**SET EXERCISE:** Look for the line containing "Write the D3.js code for this chart." and the line containing "const refValues = [69, 64.8];"; retype them and all lines between, exactly, and leave out the pictures.

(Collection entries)
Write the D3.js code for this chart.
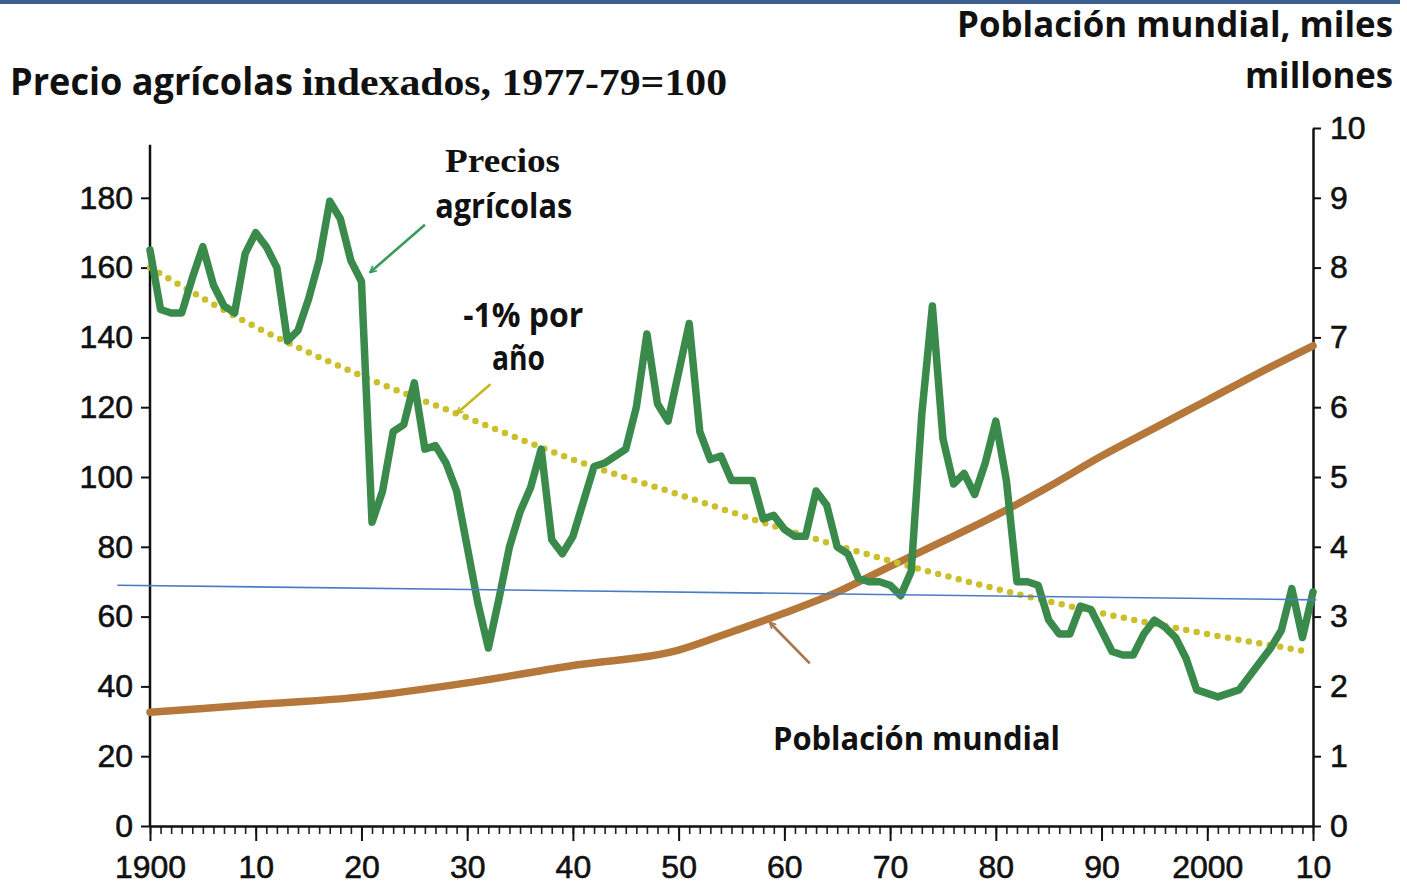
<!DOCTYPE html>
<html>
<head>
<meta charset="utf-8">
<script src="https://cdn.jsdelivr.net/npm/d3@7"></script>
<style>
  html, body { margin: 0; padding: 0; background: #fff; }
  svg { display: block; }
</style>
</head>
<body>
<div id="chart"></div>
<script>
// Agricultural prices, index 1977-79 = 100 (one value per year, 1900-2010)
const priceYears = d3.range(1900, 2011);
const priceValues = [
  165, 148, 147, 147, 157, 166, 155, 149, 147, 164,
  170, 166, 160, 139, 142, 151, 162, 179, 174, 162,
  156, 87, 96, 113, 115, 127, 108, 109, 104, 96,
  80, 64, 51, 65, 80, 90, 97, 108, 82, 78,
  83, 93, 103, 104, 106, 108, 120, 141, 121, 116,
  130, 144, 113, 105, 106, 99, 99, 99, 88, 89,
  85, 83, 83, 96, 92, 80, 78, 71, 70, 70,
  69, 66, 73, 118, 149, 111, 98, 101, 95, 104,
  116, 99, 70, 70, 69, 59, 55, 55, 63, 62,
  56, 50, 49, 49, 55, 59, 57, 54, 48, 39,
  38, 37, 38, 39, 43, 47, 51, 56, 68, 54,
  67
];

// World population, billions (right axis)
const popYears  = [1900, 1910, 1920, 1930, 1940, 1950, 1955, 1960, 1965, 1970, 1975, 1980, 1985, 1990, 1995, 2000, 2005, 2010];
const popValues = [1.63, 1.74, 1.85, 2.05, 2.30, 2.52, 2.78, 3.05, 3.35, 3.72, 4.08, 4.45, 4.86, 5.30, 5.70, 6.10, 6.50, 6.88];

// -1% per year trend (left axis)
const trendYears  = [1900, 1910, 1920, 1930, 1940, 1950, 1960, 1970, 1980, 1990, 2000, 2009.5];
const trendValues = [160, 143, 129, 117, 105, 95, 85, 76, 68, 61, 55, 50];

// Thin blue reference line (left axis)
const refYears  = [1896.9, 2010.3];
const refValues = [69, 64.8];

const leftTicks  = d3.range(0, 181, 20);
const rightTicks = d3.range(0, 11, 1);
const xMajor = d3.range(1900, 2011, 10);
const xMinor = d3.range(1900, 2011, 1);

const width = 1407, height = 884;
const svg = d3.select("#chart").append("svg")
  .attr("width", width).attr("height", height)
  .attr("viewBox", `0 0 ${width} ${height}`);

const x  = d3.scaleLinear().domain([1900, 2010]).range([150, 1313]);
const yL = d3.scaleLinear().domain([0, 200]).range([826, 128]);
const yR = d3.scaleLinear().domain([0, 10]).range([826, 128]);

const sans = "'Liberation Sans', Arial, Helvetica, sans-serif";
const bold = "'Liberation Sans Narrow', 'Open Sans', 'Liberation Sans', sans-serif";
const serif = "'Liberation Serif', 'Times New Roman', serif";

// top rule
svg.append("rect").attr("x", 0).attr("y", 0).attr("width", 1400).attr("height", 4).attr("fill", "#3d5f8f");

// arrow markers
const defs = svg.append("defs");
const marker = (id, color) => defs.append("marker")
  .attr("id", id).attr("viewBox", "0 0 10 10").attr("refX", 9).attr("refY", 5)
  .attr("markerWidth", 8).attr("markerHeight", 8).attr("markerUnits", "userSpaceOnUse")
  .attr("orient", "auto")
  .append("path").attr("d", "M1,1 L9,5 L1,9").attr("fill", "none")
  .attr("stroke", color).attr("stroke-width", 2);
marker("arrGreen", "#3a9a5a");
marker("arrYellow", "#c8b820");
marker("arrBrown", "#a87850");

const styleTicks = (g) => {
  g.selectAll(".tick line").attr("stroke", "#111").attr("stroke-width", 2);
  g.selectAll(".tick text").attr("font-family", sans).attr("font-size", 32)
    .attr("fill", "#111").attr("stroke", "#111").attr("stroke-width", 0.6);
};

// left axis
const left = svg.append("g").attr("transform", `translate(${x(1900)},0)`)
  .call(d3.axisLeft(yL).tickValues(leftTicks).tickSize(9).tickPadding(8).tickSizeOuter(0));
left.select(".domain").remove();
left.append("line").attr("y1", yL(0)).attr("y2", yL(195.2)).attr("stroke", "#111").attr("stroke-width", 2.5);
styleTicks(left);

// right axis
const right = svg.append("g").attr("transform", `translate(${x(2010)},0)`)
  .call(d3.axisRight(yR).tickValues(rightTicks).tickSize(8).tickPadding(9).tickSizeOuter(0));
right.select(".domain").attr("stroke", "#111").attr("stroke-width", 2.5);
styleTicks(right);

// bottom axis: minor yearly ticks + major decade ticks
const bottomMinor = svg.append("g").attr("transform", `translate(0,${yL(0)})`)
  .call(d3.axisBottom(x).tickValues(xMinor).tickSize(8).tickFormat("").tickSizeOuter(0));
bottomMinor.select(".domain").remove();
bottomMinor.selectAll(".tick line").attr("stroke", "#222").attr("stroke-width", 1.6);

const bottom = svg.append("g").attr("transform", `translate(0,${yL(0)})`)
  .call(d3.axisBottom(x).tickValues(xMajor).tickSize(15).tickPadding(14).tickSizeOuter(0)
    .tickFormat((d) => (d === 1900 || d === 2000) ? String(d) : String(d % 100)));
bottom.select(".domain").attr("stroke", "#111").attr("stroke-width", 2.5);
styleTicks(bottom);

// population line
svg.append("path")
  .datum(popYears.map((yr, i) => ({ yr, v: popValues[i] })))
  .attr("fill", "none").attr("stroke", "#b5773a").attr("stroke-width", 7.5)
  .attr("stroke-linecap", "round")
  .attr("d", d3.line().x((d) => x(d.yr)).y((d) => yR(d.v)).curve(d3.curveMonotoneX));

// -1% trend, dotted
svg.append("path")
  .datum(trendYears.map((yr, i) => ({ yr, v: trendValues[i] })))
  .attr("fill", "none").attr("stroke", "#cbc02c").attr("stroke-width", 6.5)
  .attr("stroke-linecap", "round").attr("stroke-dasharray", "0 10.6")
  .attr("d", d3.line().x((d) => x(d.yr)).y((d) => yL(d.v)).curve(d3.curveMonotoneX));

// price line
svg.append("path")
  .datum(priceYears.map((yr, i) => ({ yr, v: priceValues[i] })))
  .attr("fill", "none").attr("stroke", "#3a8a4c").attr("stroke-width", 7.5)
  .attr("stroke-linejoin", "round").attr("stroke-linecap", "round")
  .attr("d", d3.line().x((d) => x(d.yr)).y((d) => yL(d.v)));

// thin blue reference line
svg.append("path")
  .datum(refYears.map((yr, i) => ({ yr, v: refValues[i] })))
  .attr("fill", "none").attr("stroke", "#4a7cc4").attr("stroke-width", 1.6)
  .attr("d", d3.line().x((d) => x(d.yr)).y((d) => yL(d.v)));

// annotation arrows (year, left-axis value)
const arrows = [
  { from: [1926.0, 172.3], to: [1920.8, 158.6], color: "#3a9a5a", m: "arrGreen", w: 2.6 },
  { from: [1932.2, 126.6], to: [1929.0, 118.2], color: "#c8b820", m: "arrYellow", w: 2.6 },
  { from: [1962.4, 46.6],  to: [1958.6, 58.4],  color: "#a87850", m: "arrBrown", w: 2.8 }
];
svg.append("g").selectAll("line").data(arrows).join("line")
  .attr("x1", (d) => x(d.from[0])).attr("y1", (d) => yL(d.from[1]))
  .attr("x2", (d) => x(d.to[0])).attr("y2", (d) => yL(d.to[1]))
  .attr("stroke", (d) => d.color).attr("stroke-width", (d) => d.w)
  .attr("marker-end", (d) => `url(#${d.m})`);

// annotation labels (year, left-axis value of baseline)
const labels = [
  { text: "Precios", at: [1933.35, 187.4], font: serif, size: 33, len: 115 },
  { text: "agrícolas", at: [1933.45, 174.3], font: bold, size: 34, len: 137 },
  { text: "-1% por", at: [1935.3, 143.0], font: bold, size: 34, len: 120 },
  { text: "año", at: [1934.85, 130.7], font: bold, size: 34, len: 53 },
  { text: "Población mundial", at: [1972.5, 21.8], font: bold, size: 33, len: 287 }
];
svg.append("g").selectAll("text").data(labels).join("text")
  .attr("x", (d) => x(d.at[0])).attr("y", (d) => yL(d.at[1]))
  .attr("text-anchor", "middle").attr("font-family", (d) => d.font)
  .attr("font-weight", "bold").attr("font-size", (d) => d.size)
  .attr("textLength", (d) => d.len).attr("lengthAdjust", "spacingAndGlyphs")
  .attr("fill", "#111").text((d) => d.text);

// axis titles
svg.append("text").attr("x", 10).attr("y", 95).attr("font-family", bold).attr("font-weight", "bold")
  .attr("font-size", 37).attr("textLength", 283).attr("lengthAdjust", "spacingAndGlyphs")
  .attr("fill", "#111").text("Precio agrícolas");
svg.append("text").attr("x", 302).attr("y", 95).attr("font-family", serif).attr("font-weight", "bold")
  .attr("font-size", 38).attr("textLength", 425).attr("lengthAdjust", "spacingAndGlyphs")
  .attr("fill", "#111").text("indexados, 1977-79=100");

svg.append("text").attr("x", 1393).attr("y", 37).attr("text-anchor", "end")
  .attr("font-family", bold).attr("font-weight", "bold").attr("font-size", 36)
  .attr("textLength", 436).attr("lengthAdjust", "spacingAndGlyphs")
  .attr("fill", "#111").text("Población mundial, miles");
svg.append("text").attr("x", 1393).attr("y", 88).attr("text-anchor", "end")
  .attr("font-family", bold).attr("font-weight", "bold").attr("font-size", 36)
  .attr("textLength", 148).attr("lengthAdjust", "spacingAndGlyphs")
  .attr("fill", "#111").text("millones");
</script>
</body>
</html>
--
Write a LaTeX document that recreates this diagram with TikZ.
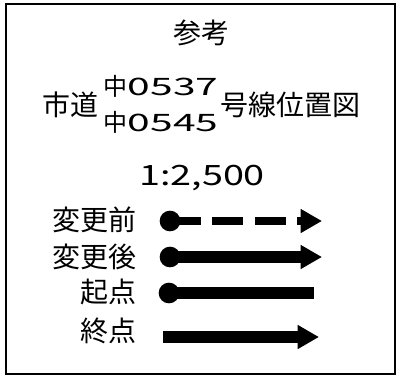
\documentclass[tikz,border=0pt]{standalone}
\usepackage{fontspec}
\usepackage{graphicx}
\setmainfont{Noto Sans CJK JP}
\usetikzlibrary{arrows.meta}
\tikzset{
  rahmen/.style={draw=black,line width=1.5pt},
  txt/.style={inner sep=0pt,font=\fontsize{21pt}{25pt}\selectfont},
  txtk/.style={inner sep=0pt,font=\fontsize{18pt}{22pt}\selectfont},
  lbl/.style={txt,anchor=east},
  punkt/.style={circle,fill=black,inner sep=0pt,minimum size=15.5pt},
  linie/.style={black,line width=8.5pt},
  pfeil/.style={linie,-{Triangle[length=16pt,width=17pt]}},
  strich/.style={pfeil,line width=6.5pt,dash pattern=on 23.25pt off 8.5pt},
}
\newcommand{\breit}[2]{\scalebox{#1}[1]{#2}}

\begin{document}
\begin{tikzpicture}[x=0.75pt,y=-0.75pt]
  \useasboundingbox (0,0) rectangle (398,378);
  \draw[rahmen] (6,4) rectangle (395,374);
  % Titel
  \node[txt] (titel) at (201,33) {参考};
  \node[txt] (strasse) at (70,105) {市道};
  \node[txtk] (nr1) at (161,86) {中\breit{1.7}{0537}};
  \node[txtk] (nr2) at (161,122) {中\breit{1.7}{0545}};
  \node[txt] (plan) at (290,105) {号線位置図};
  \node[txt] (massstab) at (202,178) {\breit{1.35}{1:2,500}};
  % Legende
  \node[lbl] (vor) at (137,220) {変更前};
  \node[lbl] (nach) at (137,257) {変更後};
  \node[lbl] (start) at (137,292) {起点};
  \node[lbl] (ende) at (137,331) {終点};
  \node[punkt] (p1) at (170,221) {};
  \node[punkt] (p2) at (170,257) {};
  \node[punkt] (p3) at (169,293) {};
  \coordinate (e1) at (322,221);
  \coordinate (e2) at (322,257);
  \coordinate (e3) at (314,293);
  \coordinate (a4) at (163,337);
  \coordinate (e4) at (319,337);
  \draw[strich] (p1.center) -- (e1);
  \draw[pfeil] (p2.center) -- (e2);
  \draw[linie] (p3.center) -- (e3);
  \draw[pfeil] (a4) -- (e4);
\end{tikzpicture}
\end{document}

**SOLVED PROBLEM:**
Write the D3.js code for this chart.
<!DOCTYPE html>
<html>
<head>
<meta charset="utf-8">
<script src="https://cdn.jsdelivr.net/npm/d3@7"></script>
<style>
  html, body { margin: 0; padding: 0; background: #fff; }
  svg { display: block; }
</style>
</head>
<body>
<div id="chart"></div>
<script>
// Agricultural prices, index 1977-79 = 100 (one value per year, 1900-2010)
const priceYears = d3.range(1900, 2011);
const priceValues = [
  165, 148, 147, 147, 157, 166, 155, 149, 147, 164,
  170, 166, 160, 139, 142, 151, 162, 179, 174, 162,
  156, 87, 96, 113, 115, 127, 108, 109, 104, 96,
  80, 64, 51, 65, 80, 90, 97, 108, 82, 78,
  83, 93, 103, 104, 106, 108, 120, 141, 121, 116,
  130, 144, 113, 105, 106, 99, 99, 99, 88, 89,
  85, 83, 83, 96, 92, 80, 78, 71, 70, 70,
  69, 66, 73, 118, 149, 111, 98, 101, 95, 104,
  116, 99, 70, 70, 69, 59, 55, 55, 63, 62,
  56, 50, 49, 49, 55, 59, 57, 54, 48, 39,
  38, 37, 38, 39, 43, 47, 51, 56, 68, 54,
  67
];

// World population, billions (right axis)
const popYears  = [1900, 1910, 1920, 1930, 1940, 1950, 1955, 1960, 1965, 1970, 1975, 1980, 1985, 1990, 1995, 2000, 2005, 2010];
const popValues = [1.63, 1.74, 1.85, 2.05, 2.30, 2.52, 2.78, 3.05, 3.35, 3.72, 4.08, 4.45, 4.86, 5.30, 5.70, 6.10, 6.50, 6.88];

// -1% per year trend (left axis)
const trendYears  = [1900, 1910, 1920, 1930, 1940, 1950, 1960, 1970, 1980, 1990, 2000, 2009.5];
const trendValues = [160, 143, 129, 117, 105, 95, 85, 76, 68, 61, 55, 50];

// Thin blue reference line (left axis)
const refYears  = [1896.9, 2010.3];
const refValues = [69, 64.8];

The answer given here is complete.